Making It in the Philippine Call Center Industry
Here's one industry you cannot go wrong, for now at least...
I started working for a call center in early 2006. For the untrained, call centers can also mean business process outsourcing companies, contact centers, strategic partners, etc. But those who have been in this business of offering customer service and support will tell you that there are different meanings to these three terms. I say we're splitting hairs. The core business function is customer support and there are several channels by which this service is delivered. Of course the most popular is the voice support or the call center. A contact point where millions of consumers call each day to find relief from the problems or issues brought on by the product they purchased from the expert on the other end of the line.
This business model started out in the Philippines in the mid-1990s and it got bigger and bigger until it became a real force in the economy. Affecting employment rates and impacting the overall performance of the nation. What started as purely voice customer support has branched out to other support channels such as email, chat and back-office processes. A good thing about customer support is that every industry thrives on it. If customer service is kept in check, a business can be a powerhouse. That is why some serious amount of strategic planning and funding goes to taking care of the clientele.

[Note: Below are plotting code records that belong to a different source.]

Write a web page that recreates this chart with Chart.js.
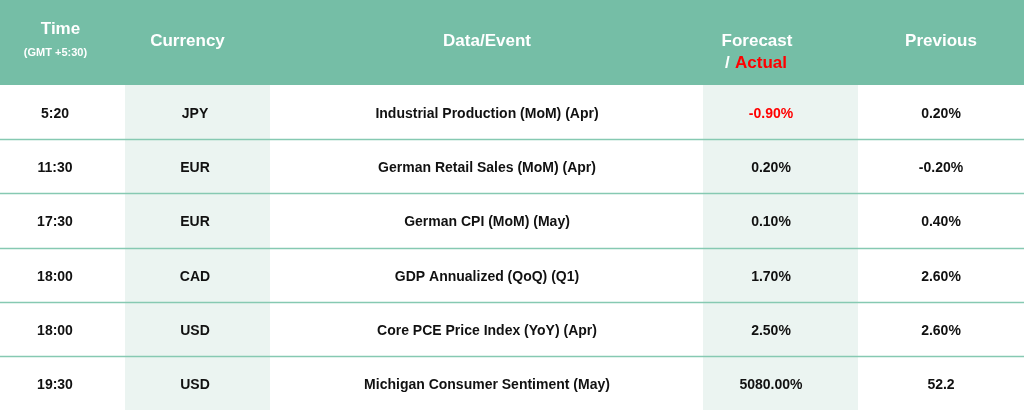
<!DOCTYPE html>
<html><head><meta charset="utf-8">
<script src="https://cdn.jsdelivr.net/npm/chart.js@4"></script>
<style>html,body{margin:0;padding:0;background:#fff}#w{width:1024px;height:410px}</style>
</head><body><div id="w"><canvas id="c"></canvas></div>
<script>
const times = ["5:20","11:30","17:30","18:00","18:00","19:30"];
const currencies = ["JPY","EUR","EUR","CAD","USD","USD"];
const events = ["Industrial Production (MoM) (Apr)","German Retail Sales (MoM) (Apr)","German CPI (MoM) (May)","GDP Annualized (QoQ) (Q1)","Core PCE Price Index (YoY) (Apr)","Michigan Consumer Sentiment (May)"];
const forecasts = ["-0.90%","0.20%","0.10%","1.70%","2.50%","5080.00%"];
const actualFlags = [true,false,false,false,false,false];
const previous = ["0.20%","-0.20%","0.40%","2.60%","2.60%","52.2"];
const headers = ["Time","Currency","Data/Event","Forecast","Previous"];

const colEdges = [0,125,270,703,858,1024];
const headerBottom = 85;
const rowH = 54.2;
const font = "'Liberation Sans', Arial, sans-serif";

const tablePlugin = {
  id:'table',
  afterDraw(chart){
    const ctx = chart.ctx, X = chart.scales.x, Y = chart.scales.y;
    const px = v => X.getPixelForValue(v), py = v => Y.getPixelForValue(v);
    ctx.save();
    // shaded columns
    ctx.fillStyle = '#ebf4f1';
    [1,3].forEach(i=>ctx.fillRect(px(colEdges[i]),py(headerBottom),px(colEdges[i+1])-px(colEdges[i]),py(410)-py(headerBottom)));
    // header
    ctx.fillStyle = '#75bea6';
    ctx.fillRect(px(0),py(0),px(1024)-px(0),py(headerBottom)-py(0));
    ctx.textAlign='center'; ctx.textBaseline='middle';
    const cx = i => (px(colEdges[i])+px(colEdges[i+1]))/2;
    ctx.fillStyle='#fff';
    ctx.font = "bold 17px "+font;
    ctx.fillText("Time", cx(0)-2, py(29));
    ctx.font = "bold 11px "+font;
    ctx.fillText("(GMT +5:30)", cx(0)-7, py(53));
    ctx.font = "bold 17px "+font;
    ctx.fillText("Currency", cx(1)-10, py(41));
    ctx.fillText("Data/Event", 487, py(41));
    ctx.fillText("Forecast", 757, py(41));
    ctx.fillText("Previous", 941, py(41));
    ctx.textAlign='left';
    ctx.fillText("/ ", 725, py(63));
    ctx.fillStyle='#ff0000';
    ctx.fillText("Actual", 735, py(63));
    // rows
    ctx.textAlign='center';
    ctx.font = "bold 14px "+font;
    for(let r=0;r<times.length;r++){
      const yc = py(headerBottom + rowH*r + rowH/2 + 2);
      ctx.fillStyle='#111';
      ctx.fillText(times[r], 55, yc);
      ctx.fillText(currencies[r], 195, yc);
      ctx.fillText(events[r], 487, yc);
      ctx.fillStyle = actualFlags[r] ? '#ff0000' : '#111';
      ctx.fillText(forecasts[r], 771, yc);
      ctx.fillStyle='#111';
      ctx.fillText(previous[r], 941, yc);
      if(r<times.length-1){
        ctx.strokeStyle='#86c9b2'; ctx.lineWidth=1.5;
        const yl = Math.round(py(headerBottom + rowH*(r+1)))+0.5;
        ctx.beginPath(); ctx.moveTo(px(0),yl); ctx.lineTo(px(1024),yl); ctx.stroke();
      }
    }
    ctx.restore();
  }
};

new Chart(document.getElementById('c'),{
  type:'scatter',
  data:{datasets:[{data:[],pointRadius:0}]},
  options:{
    responsive:true, maintainAspectRatio:false, animation:false,
    layout:{padding:0},
    plugins:{legend:{display:false},tooltip:{enabled:false}},
    scales:{
      x:{type:'linear',min:0,max:1024,display:false},
      y:{type:'linear',min:0,max:410,reverse:true,display:false}
    }
  },
  plugins:[tablePlugin]
});
</script></body></html>
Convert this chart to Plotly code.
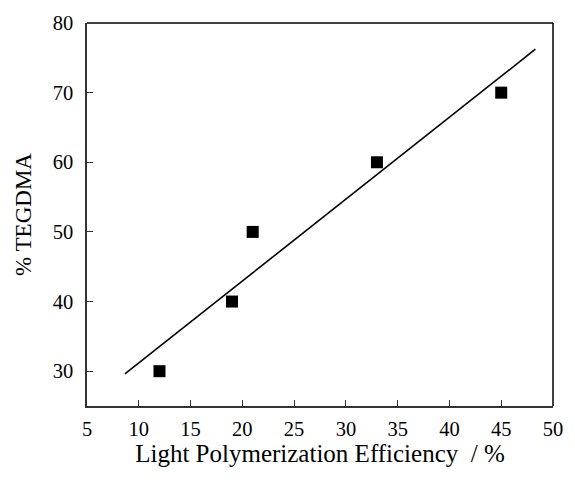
import numpy as np
import plotly.graph_objects as go

efficiency = [12, 19, 21, 33, 45]
tegdma = [30, 40, 50, 60, 70]
fit_x_range = [8.66, 48.3]

x_ticks = [5, 10, 15, 20, 25, 30, 35, 40, 45, 50]
y_ticks = [30, 40, 50, 60, 70, 80]

slope, intercept = np.polyfit(efficiency, tegdma, 1)
fit_y = [slope * x + intercept for x in fit_x_range]

font = "Liberation Serif, Times New Roman, serif"

fig = go.Figure()
fig.add_trace(go.Scatter(x=fit_x_range, y=fit_y, mode="lines",
                         line=dict(color="black", width=1.6), showlegend=False))
fig.add_trace(go.Scatter(x=efficiency, y=tegdma, mode="markers",
                         marker=dict(symbol="square", size=12, color="black"),
                         showlegend=False))

fig.update_layout(
    width=575, height=480,
    margin=dict(l=87, r=12, t=18, b=74),
    paper_bgcolor="white", plot_bgcolor="white",
    font=dict(family=font, color="black", size=20),
    xaxis=dict(range=[5, 50], tickvals=x_ticks, ticks="inside", ticklen=6,
               tickcolor="#333", tickwidth=1.3,
               tickfont=dict(family=font, size=20.5),
               showline=True, linecolor="#333", linewidth=1.5, mirror=False,
               showgrid=False, zeroline=False,
               ticklabelstandoff=4,
               title=dict(text="Light Polymerization Efficiency &nbsp;/ %",
                          font=dict(size=25, family=font), standoff=3)),
    yaxis=dict(range=[25, 80], tickvals=y_ticks, ticks="inside", ticklen=6,
               tickcolor="#333", tickwidth=1.3,
               tickfont=dict(family=font, size=20.5),
               showline=True, linecolor="#333", linewidth=1.5, mirror=False,
               showgrid=False, zeroline=False,
               ticklabelstandoff=8,
               title=dict(text="% TEGDMA", font=dict(size=23, family=font), standoff=15)),
    shapes=[
        dict(type="line", xref="paper", yref="paper", x0=0, x1=1, y0=1, y1=1,
             line=dict(color="black", width=1.5)),
        dict(type="line", xref="paper", yref="paper", x0=1, x1=1, y0=0, y1=1,
             line=dict(color="black", width=1.5)),
    ],
)

fig.write_html("out.html")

International businesses choose to outsource this part of their function to the Philippines simply because we have very good communication skills and we are cheaper than most. That is why the demand for trainable customer support representatives never wanes and anyone who can construct a decent sentence in English has a real shot at a high paying and relatively stable job in posh business addresses. When I tried my luck on one such company, a call center, I got in at first blush. I realized soon enough that though my comms skills are at par with industry standards, I am not cut out to offer support through the phone. So after two unsuccessful attempts, I ended up with an email customer support account.
Getting Your Foot on the Door
My co-workers comprised of IT graduates, nurses, law students, and a whole lot of college undergraduates. The screening to get in usually entails two to three different interviews, a battery of written and online English exams and more often than not a phone or email simulation. If you clear these hoops then you are in for a work life that usually starts at 10:00 PM Manila time as most of our clients are in the U.S. You will be subject to various individual goals, more commonly known as key performance indicators that measure your performance according to speed and quality. If you perform well, you will be offered tenure after six months or less and if you are really good, your prospects for promotion are great.
Climbing the Ladder
So you have proven that you can work odd hours, do overtime anytime and come in during the holidays. You have also maintained the good results of your work in terms of speed and quality. You do not crack under pressure and you can maintain a generally amiable persona day in and day out despite all the stress that goes with the work. You can now start knocking on several promotion doors and improve your position in the company. If you want to stay in Operations your vertical steps path may include becoming a Subject Matter Expert, a Team Lead or Supervisor, a Program Manager, a Program Director, a Country Manger or a Vice President for Service Delivery. If you choose the support route you should go through the same steps but in the field of Quality, Training, Workforce Management, Administration, Human Relations, etc. etc...Great benefits, numerous perks, and fat paycheck await those who are brave enough to own a position of importance and prestige within the organization. Oh and do not forget the grueling hard work that comes with it. A good trade by any standards...
The Corner Office Math
Each account held by a call center company usually has this vertical arrangement. Each call center manage anywhere from 5 to 10 or even more accounts. I do not know the exact figures but in the Philippines, as of this writing, there are hundreds if not thousands of legitimate call centers operating out of Metro Manila and the major provinces. The headcount is in the hundreds of thousands. The options are just endless that one of the biggest challenges of call centers is employee turnover or attrition. Call center agents are in the habit of joining bandwagons, when they hear that a new center or a new account is offering this much salary, it is really too easy for them to make the move and improve their position.
The Best and the Brightest
The more successful agents hold out for the chance to climb the corporate ladder and become executives in as short as two years in the business. These are the ones who have decided to make a career out for their job and enjoy the gratifications that come from staying put and doing good. But then loyalty is only the half of it because there are very specific competencies a person must have in order to climb the proverbial ladder. In order of importance, these are the competencies that an agent must possess: excellent English communications skills both written and spoken, knowledge of the account they want to lead, a healthy sense of urgency or the ability to hustle, think and decide on their feet. Computer skills are also a must especially knowledge in the MS Office systems. Planning, analyzing, mentoring, leading and public speaking are also pre-requisites and so it goes without saying that one must be oozing with confidence and the intelligence to back up their bid for an executive post.
I guess what people who are already in the industry fail to tell the hopefuls is that everything else can be learned as long as one can think and speak in English. These companies spend millions honing talents and rewarding loyalty and good performance. People who are not in the business often see those who are as highly intelligent and proficient in the English language but really the most important ingredient to becoming a success is plain old customer service, the willingness to help customers and the ability to take on challenges as they come. Sure its not for everyone but it is definitely not only for a chosen few.